Your instructions: Without the pictures, extract every line from the start of the material to the line containing "d3.scaleLinear().domain([0.5, 10.5]).range([560, 102]);", both ends included.

Provided material:
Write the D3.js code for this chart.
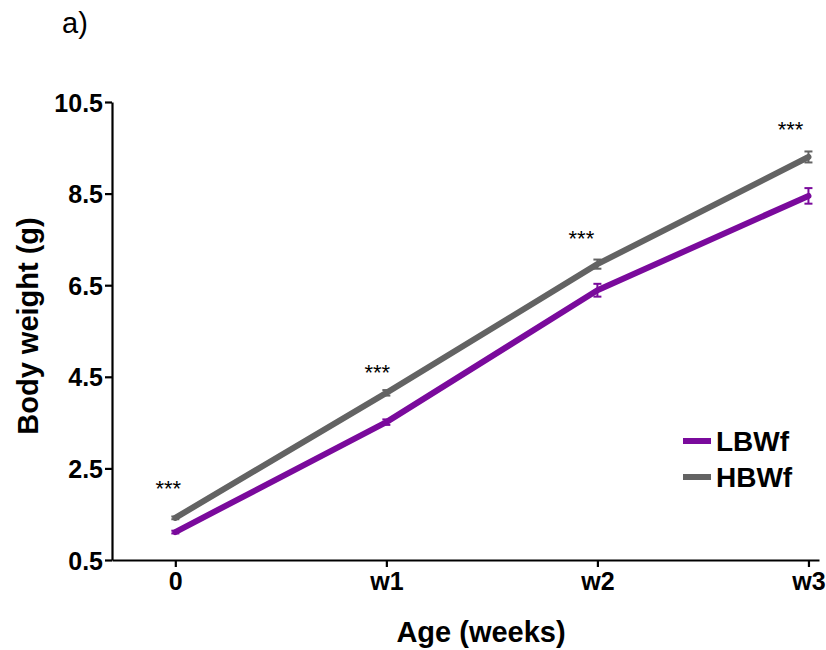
<!DOCTYPE html>
<html><head><meta charset="utf-8">
<script src="https://cdn.jsdelivr.net/npm/d3@7"></script>
<style>body{margin:0;background:#fff}svg{display:block}text{font-family:"Liberation Sans",Arial,sans-serif}</style>
</head><body>
<svg id="c" width="826" height="650"></svg>
<script>
const ages = ["0","w1","w2","w3"];
const lbwf = [1.11, 3.51, 6.39, 8.45];
const lbwfErr = [0.03, 0.06, 0.14, 0.17];
const hbwf = [1.42, 4.15, 6.96, 9.30];
const hbwfErr = [0.03, 0.06, 0.10, 0.12];
const sigX = [-0.033, -0.043, -0.076, -0.085];
const sigY = [2.16, 4.69, 7.62, 10.0];
const sigLabels = ["***","***","***","***"];
const yTicks = [0.5, 2.5, 4.5, 6.5, 8.5, 10.5];
const seriesNames = ["LBWf","HBWf"];
const colors = ["#7a0a9c","#636363"];

const svg = d3.select("#c");
const x = d3.scaleLinear().domain([-0.3, 3.05]).range([112, 819]);
const y = d3.scaleLinear().domain([0.5, 10.5]).range([560, 102]);

const series = [
  {name: seriesNames[0], vals: lbwf, err: lbwfErr, color: colors[0]},
  {name: seriesNames[1], vals: hbwf, err: hbwfErr, color: colors[1]}
];

// axes
const yAxis = svg.append("g").attr("transform","translate(112,0)")
  .call(d3.axisLeft(y).tickValues(yTicks).tickFormat(d3.format(".1f")).tickSize(7).tickSizeOuter(0));
const xAxis = svg.append("g").attr("transform","translate(0,560)")
  .call(d3.axisBottom(x).tickValues([0,1,2,3]).tickFormat((d,i)=>ages[i]).tickSize(7).tickSizeOuter(0));
[yAxis,xAxis].forEach(a=>{
  a.select(".domain").attr("stroke","#000").attr("stroke-width",2.2);
  a.selectAll(".tick line").attr("stroke","#000").attr("stroke-width",2.2);
  a.selectAll(".tick text").attr("font-size",25).attr("font-weight","bold").attr("fill","#000")
   .style("font-family","'Liberation Sans',Arial,sans-serif");
});
yAxis.selectAll(".tick text").attr("x",-9).attr("dy","0.36em");
xAxis.selectAll(".tick text").attr("y",12).attr("dy","0.71em");

// lines
const line = d3.line().x((d,i)=>x(i)).y(d=>y(d));
series.forEach(s=>{
  svg.append("path").datum(s.vals).attr("d",line).attr("fill","none")
    .attr("stroke",s.color).attr("stroke-width",6).attr("stroke-linejoin","round").attr("stroke-linecap","round");
  const g = svg.append("g");
  s.vals.forEach((v,i)=>{
    const e = s.err[i];
    g.append("line").attr("x1",x(i)).attr("x2",x(i)).attr("y1",y(v-e)).attr("y2",y(v+e)).attr("stroke",s.color).attr("stroke-width",2);
    [v-e,v+e].forEach(t=>g.append("line").attr("x1",x(i)-4).attr("x2",x(i)+4).attr("y1",y(t)).attr("y2",y(t)).attr("stroke",s.color).attr("stroke-width",2));
  });
});

// significance
svg.append("g").selectAll("text").data(sigY).join("text")
  .attr("x",(d,i)=>x(i+sigX[i])).attr("y",d=>y(d)+12).attr("text-anchor","middle")
  .attr("font-size",22).attr("fill","#000").text((d,i)=>sigLabels[i]);

// legend
series.forEach((s,i)=>{
  const ly = 441 + i*36;
  svg.append("line").attr("x1",683).attr("x2",711).attr("y1",ly).attr("y2",ly).attr("stroke",s.color).attr("stroke-width",6);
  svg.append("text").attr("x",716).attr("y",ly+10).attr("font-size",28).attr("font-weight","bold").attr("fill","#000").text(s.name);
});

// titles
svg.append("text").attr("x",481).attr("y",642).attr("text-anchor","middle").attr("font-size",29).attr("font-weight","bold").text("Age (weeks)");
svg.append("text").attr("transform","translate(38,326) rotate(-90)").attr("text-anchor","middle").attr("font-size",29).attr("font-weight","bold").text("Body weight (g)");
svg.append("text").attr("x",62).attr("y",33).attr("font-size",29).text("a)");
</script>
</body></html>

Result for this task:
Write the D3.js code for this chart.
<!DOCTYPE html>
<html><head><meta charset="utf-8">
<script src="https://cdn.jsdelivr.net/npm/d3@7"></script>
<style>body{margin:0;background:#fff}svg{display:block}text{font-family:"Liberation Sans",Arial,sans-serif}</style>
</head><body>
<svg id="c" width="826" height="650"></svg>
<script>
const ages = ["0","w1","w2","w3"];
const lbwf = [1.11, 3.51, 6.39, 8.45];
const lbwfErr = [0.03, 0.06, 0.14, 0.17];
const hbwf = [1.42, 4.15, 6.96, 9.30];
const hbwfErr = [0.03, 0.06, 0.10, 0.12];
const sigX = [-0.033, -0.043, -0.076, -0.085];
const sigY = [2.16, 4.69, 7.62, 10.0];
const sigLabels = ["***","***","***","***"];
const yTicks = [0.5, 2.5, 4.5, 6.5, 8.5, 10.5];
const seriesNames = ["LBWf","HBWf"];
const colors = ["#7a0a9c","#636363"];

const svg = d3.select("#c");
const x = d3.scaleLinear().domain([-0.3, 3.05]).range([112, 819]);
const y = d3.scaleLinear().domain([0.5, 10.5]).range([560, 102]);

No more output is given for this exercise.